McLuhanism
by Laura Bluebird Greig & Elizabeth Finch Watkins
“The ‘hot’ wars of the past used weapons that knocked off the enemy, one by one. Even ideological warfare in the eighteenth and nineteenth centuries proceeded by persuading individuals to adopt new point of view, one at a time. Electric persuasion by photo and movie and TV works, instead, by dunking entire populations in new imagery.” (UM 339)
2016 is a year to return to Marshall McLuhan. His books are more readable than you might expect, given the scope and ambition of them. But the ideas that have always felt most opaque to me are his two most famous ones: hot and cool media, and the medium is the message.
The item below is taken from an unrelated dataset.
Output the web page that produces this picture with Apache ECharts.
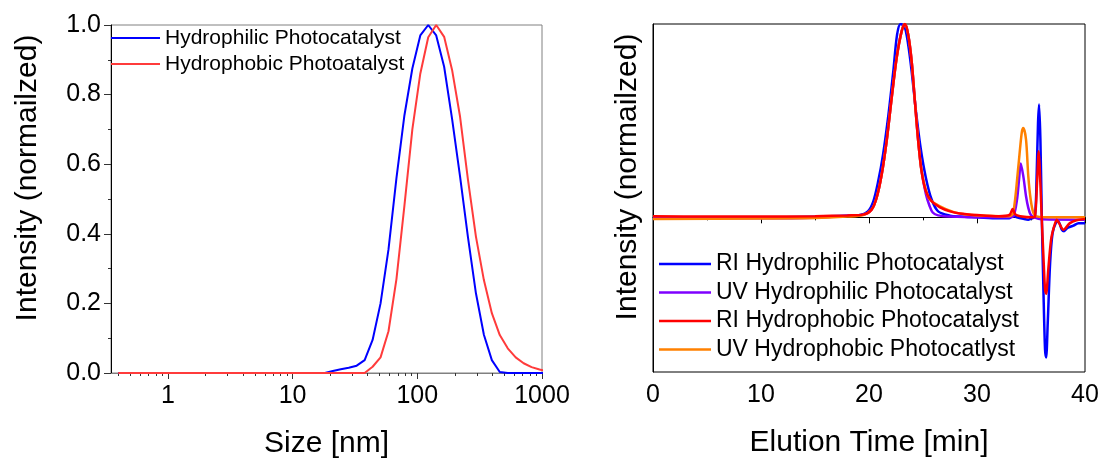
<!DOCTYPE html>
<html><head><meta charset="utf-8">
<script src="https://cdn.jsdelivr.net/npm/echarts@6/dist/echarts.min.js"></script>
<style>html,body{margin:0;padding:0;background:#fff}#c{width:1102px;height:459px}</style>
</head><body><div id="c"></div>
<script>
// ---------- Left panel: DLS size distribution ----------
const dlsSize = [0.4, 0.4632, 0.5365, 0.6213, 0.7195, 0.8332, 0.9649, 1.117, 1.294, 1.499, 1.736, 2.01, 2.328, 2.696, 3.122, 3.615, 4.187, 4.849, 5.615, 6.503, 7.531, 8.721, 10.1, 11.7, 13.54, 15.69, 18.17, 21.04, 24.36, 28.21, 32.67, 37.84, 43.82, 50.75, 58.77, 68.06, 78.82, 91.28, 105.7, 122.4, 141.8, 164.2, 190.1, 220.2, 255.0, 295.3, 342.0, 396.1, 458.7, 531.2, 615.1, 712.4, 825.0, 955.4, 1106];
const dlsHydrophilic = [0,0,0,0,0,0,0,0,0,0,0,0,0,0,0,0,0,0,0,0,0,0,0,0,0,0,0,
  0.006, 0.011, 0.015, 0.021, 0.037, 0.095, 0.20, 0.355, 0.56, 0.74, 0.875, 0.97, 1.0, 0.97, 0.88, 0.73, 0.565, 0.39, 0.229, 0.11, 0.037, 0.003, 0, 0, 0, 0, 0, 0];
const dlsHydrophobic = [0,0,0,0,0,0,0,0,0,0,0,0,0,0,0,0,0,0,0,0,0,0,0,0,0,0,0,0,0,0,0,0,
  0.018, 0.045, 0.12, 0.27, 0.48, 0.70, 0.86, 0.965, 1.0, 0.966, 0.871, 0.737, 0.555, 0.392, 0.267, 0.172, 0.109, 0.071, 0.045, 0.028, 0.017, 0.01, 0.005];
const sizeMajorTicks = [1, 10, 100, 1000];
const sizeMinorTicks = [0.4,0.5,0.6,0.7,0.8,0.9, 2,3,4,5,6,7,8,9, 20,30,40,50,60,70,80,90, 200,300,400,500,600,700,800,900];
const leftLegend = ['Hydrophilic Photocatalyst', 'Hydrophobic Photoatalyst'];

// ---------- Right panel: GPC elution traces ----------
const riPhilT = [0,5,10,15,18,19.2,19.9,20.4,20.85,21.3,21.8,22.25,22.6,22.93,23.3,23.63,23.95,24.35,24.78,25.27,25.8,26.4,27.5,28.4,30,32,33.0,33.3,33.7,34.3,34.75,35.1,35.37,35.53,35.65,35.75,35.87,36.0,36.15,36.3,36.4,36.55,36.77,37.0,37.3,37.53,37.85,38.06,38.37,38.93,39.4,40];
const riPhilV = [0,0,0,0.003,0.008,0.012,0.031,0.083,0.186,0.324,0.531,0.755,0.945,1.0,0.985,0.893,0.755,0.548,0.359,0.204,0.092,0.031,0.009,0.004,0,-0.005,-0.005,0.01,0,-0.008,-0.012,-0.005,0.005,0.23,0.488,0.583,0.402,0.005,-0.374,-0.684,-0.725,-0.546,-0.236,-0.081,-0.029,-0.021,-0.064,-0.072,-0.055,-0.043,-0.03,-0.03];

const uvPhilT = [0,5,10,15,18,19.46,20.24,20.7,21.17,21.63,22.1,22.56,23.02,23.33,23.63,23.95,24.25,24.56,24.87,25.27,25.6,25.9,26.4,27.5,30,33.0,33.4,33.7,33.9,34.05,34.29,34.54,34.75,34.97,35.3,36,40];
const uvPhilV = [0,-0.003,-0.005,-0.002,0.008,0.014,0.04,0.10,0.22,0.393,0.618,0.825,0.962,1.0,0.945,0.807,0.6,0.393,0.238,0.12,0.06,0.025,0.01,0.004,0,0,0.01,0.09,0.2,0.278,0.212,0.109,0.049,0.014,0,-0.01,-0.012];

const riPhobT = [0,5,10,15,18,19.46,20.24,20.7,21.17,21.63,22.1,22.56,23.02,23.33,23.63,23.95,24.25,24.56,24.87,25.27,25.8,26.57,27.5,28.4,30,32,33.0,33.3,33.55,34.0,35.1,35.37,35.56,35.72,35.84,36.0,36.15,36.3,36.4,36.6,36.86,37.14,37.39,37.6,38.0,38.6,39.2,40];
const riPhobV = [0.005,0.004,0.004,0.006,0.01,0.014,0.04,0.10,0.22,0.393,0.618,0.825,0.962,1.0,0.945,0.807,0.6,0.393,0.238,0.135,0.083,0.052,0.031,0.02,0.012,0.006,0.012,0.043,0.015,0.006,0,0.005,0.178,0.342,0.212,-0.012,-0.2,-0.374,-0.395,-0.27,-0.115,-0.047,-0.012,-0.03,-0.064,-0.03,-0.015,-0.008];

const uvPhobT = [0,10,15,18,19.46,20.24,20.7,21.17,21.63,22.1,22.56,23.02,23.33,23.63,23.95,24.25,24.56,24.87,25.27,25.64,26.57,27.8,29,31,33.0,33.36,33.83,34.14,34.29,34.54,34.75,34.97,35.22,35.53,37,40];
const uvPhobV = [-0.008,-0.006,-0.004,0.004,0.012,0.04,0.10,0.22,0.393,0.618,0.825,0.962,1.0,0.945,0.807,0.6,0.393,0.238,0.14,0.092,0.057,0.028,0.015,0.008,0.005,0.023,0.264,0.437,0.462,0.402,0.212,0.092,0.023,0.005,0,0];
const rightLegend = ['RI Hydrophilic Photocatalyst', 'UV Hydrophilic Photocatalyst', 'RI Hydrophobic Photocatalyst', 'UV Hydrophobic Photocatlyst'];
const timeTicks = [0, 10, 20, 30, 40];

const FONT = 'Liberation Sans, Arial, sans-serif';
const zip = (xs, ys) => xs.map((x, i) => [x, ys[i]]);

const chart = echarts.init(document.getElementById('c'), null, {renderer: 'canvas'});
const option = {
  animation: false,
  backgroundColor: '#fff',
  textStyle: {fontFamily: FONT},
  grid: [
    {left: 111, top: 25, width: 431, height: 348, show: true, borderColor: '#808080', borderWidth: 1, backgroundColor: 'transparent',
     containLabel: false, outerBoundsMode: 'none'},
    {left: 653, top: 24, width: 432, height: 348, show: true, borderColor: '#000', borderWidth: 1, backgroundColor: 'transparent',
     containLabel: false, outerBoundsMode: 'none'}
  ],
  legend: [
    {data: leftLegend, orient: 'vertical', left: 111, top: 26, padding: 0, itemGap: 2, itemWidth: 49, itemHeight: 2, icon: 'rect',
     textStyle: {fontSize: 21, fontFamily: FONT, color: '#000', lineHeight: 24}, selectedMode: false},
    {data: rightLegend, orient: 'vertical', left: 659, top: 252, padding: 0, itemGap: 4.5, itemWidth: 52, itemHeight: 2.5, icon: 'rect',
     textStyle: {fontSize: 23, fontFamily: FONT, color: '#000', lineHeight: 24}, selectedMode: false}
  ],
  xAxis: [
    {type: 'log', gridIndex: 0, min: 0.35, max: 1000, logBase: 10,
     name: 'Size [nm]', nameLocation: 'middle', nameGap: 56,
     nameTextStyle: {fontSize: 30, fontFamily: FONT, color: '#000'},
     axisLine: {show: true, lineStyle: {color: '#808080', width: 1}},
     axisTick: {show: true, inside: false, length: 6, customValues: sizeMajorTicks, lineStyle: {color: '#333'}},
     axisLabel: {customValues: sizeMajorTicks, fontSize: 25, fontFamily: FONT, color: '#000', margin: 11, formatter: v => String(Math.round(v))},
     splitLine: {show: false}, minorTick: {show: false}},
    {type: 'log', gridIndex: 0, min: 0.35, max: 1000, logBase: 10, position: 'bottom',
     axisLine: {show: false},
     axisTick: {show: true, inside: false, length: 3, customValues: sizeMinorTicks, lineStyle: {color: '#333'}},
     axisLabel: {show: false}, splitLine: {show: false}},
    {type: 'value', gridIndex: 1, min: 0, max: 40, interval: 10,
     name: 'Elution Time [min]', nameLocation: 'middle', nameGap: 56,
     nameTextStyle: {fontSize: 30, fontFamily: FONT, color: '#000'},
     axisLine: {show: true, lineStyle: {color: '#000', width: 1}},
     axisTick: {show: true, inside: false, length: 6, lineStyle: {color: '#000'}},
     minorTick: {show: true, splitNumber: 2, length: 3, lineStyle: {color: '#000'}},
     axisLabel: {fontSize: 25, fontFamily: FONT, color: '#000', margin: 11, customValues: timeTicks},
     splitLine: {show: false}}
  ],
  yAxis: [
    {type: 'value', gridIndex: 0, min: 0, max: 1, interval: 0.2,
     name: 'Intensity (normailzed)', nameLocation: 'middle', nameGap: 68, nameRotate: 90,
     nameTextStyle: {fontSize: 30, fontFamily: FONT, color: '#000', padding: [0, 0, 0, 42]},
     axisLine: {show: true, lineStyle: {color: '#000', width: 1}},
     axisTick: {show: true, inside: false, length: 7, lineStyle: {color: '#333'}},
     minorTick: {show: true, splitNumber: 2, length: 3, lineStyle: {color: '#333'}},
     axisLabel: {fontSize: 25, fontFamily: FONT, color: '#000', margin: 10, formatter: v => v.toFixed(1)},
     splitLine: {show: false}},
    {type: 'value', gridIndex: 1, min: -0.8, max: 1.0,
     name: 'Intensity (normailzed)', nameLocation: 'middle', nameGap: 10, nameRotate: 90,
     nameTextStyle: {fontSize: 30, fontFamily: FONT, color: '#000', padding: [0, 0, 0, 42]},
     axisLine: {show: true, lineStyle: {color: '#000', width: 1}},
     axisTick: {show: false}, axisLabel: {show: false}, splitLine: {show: false}}
  ],
  series: [
    {name: leftLegend[0], type: 'line', xAxisIndex: 0, yAxisIndex: 0, data: zip(dlsSize, dlsHydrophilic),
     symbol: 'none', lineStyle: {color: '#0000ff', width: 2}, itemStyle: {color: '#0000ff'}, clip: true},
    {name: leftLegend[1], type: 'line', xAxisIndex: 0, yAxisIndex: 0, data: zip(dlsSize, dlsHydrophobic),
     symbol: 'none', lineStyle: {color: '#ff3b3b', width: 2}, itemStyle: {color: '#ff3b3b'}, clip: true},
    {name: rightLegend[0], type: 'line', xAxisIndex: 2, yAxisIndex: 1, data: zip(riPhilT, riPhilV), smooth: 0.3,
     symbol: 'none', lineStyle: {color: '#0000ff', width: 2.5}, itemStyle: {color: '#0000ff'}},
    {name: rightLegend[1], type: 'line', xAxisIndex: 2, yAxisIndex: 1, data: zip(uvPhilT, uvPhilV), smooth: 0.3,
     symbol: 'none', lineStyle: {color: '#7f00ff', width: 2.5}, itemStyle: {color: '#7f00ff'}},
    {name: rightLegend[3], type: 'line', xAxisIndex: 2, yAxisIndex: 1, data: zip(uvPhobT, uvPhobV), smooth: 0.3,
     symbol: 'none', lineStyle: {color: '#ff8000', width: 2.5}, itemStyle: {color: '#ff8000'}},
    {name: rightLegend[2], type: 'line', xAxisIndex: 2, yAxisIndex: 1, data: zip(riPhobT, riPhobV), smooth: 0.3,
     symbol: 'none', lineStyle: {color: '#ff0000', width: 2.5}, itemStyle: {color: '#ff0000'}}
  ]
};
chart.setOption(option);
</script>
</body></html>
This year's landscape is the first place I've begun to truly understand these two ideas, so I'm using this post as a place I can return to, and build upon that understanding.
I do need to make a small feminist caveat: Douglas Coupland's wonderful biography [Marshall McLuhan: You Know Nothing of my Work!] revealed that he was a bit of a misogynist, like so many of our intellectual heroes. He did at least write a book about the objectification of women [The Mechanical Bride]; about how advertisements treat women as strangely sexualized objects like cuts of meat, or machines, which they still do. And at least we have Donna Haraway as his queenly successor.
With thanks to marshallmcluhan.com.
Hot Media
extends single sense in high definition
low in audience participation
engenders specialization/fragmentation
detribalizes
excludes
uniform, mechanical
extends space
horizontally repetitive
photograph
radio
phonetic alphabet
print
lecture
film
books
Cool Media
low definition (less data)
high in audience participation
engenders holistic patterns
tribalizes
includes
organic
collapses space
creates vertical associations
cartoon
telephone
ideographic/pictographic writing
speech (orality)
seminar, discussion
television
comics
The Medium is the Message
Each medium, independent of the content it mediates, has its own intrinsic effects which are its unique message.
The message of any medium or technology is the change of scale or pace or pattern that it introduces into human affairs. The railway did not introduce movement or transportation or wheel or road into human society, but it accelerated and enlarged the scale of previous human functions, creating totally new kinds of cities and new kinds of work and leisure. This happened whether the railway functioned in a tropical or northern environment, and is quite independent of the freight or content of the railway medium.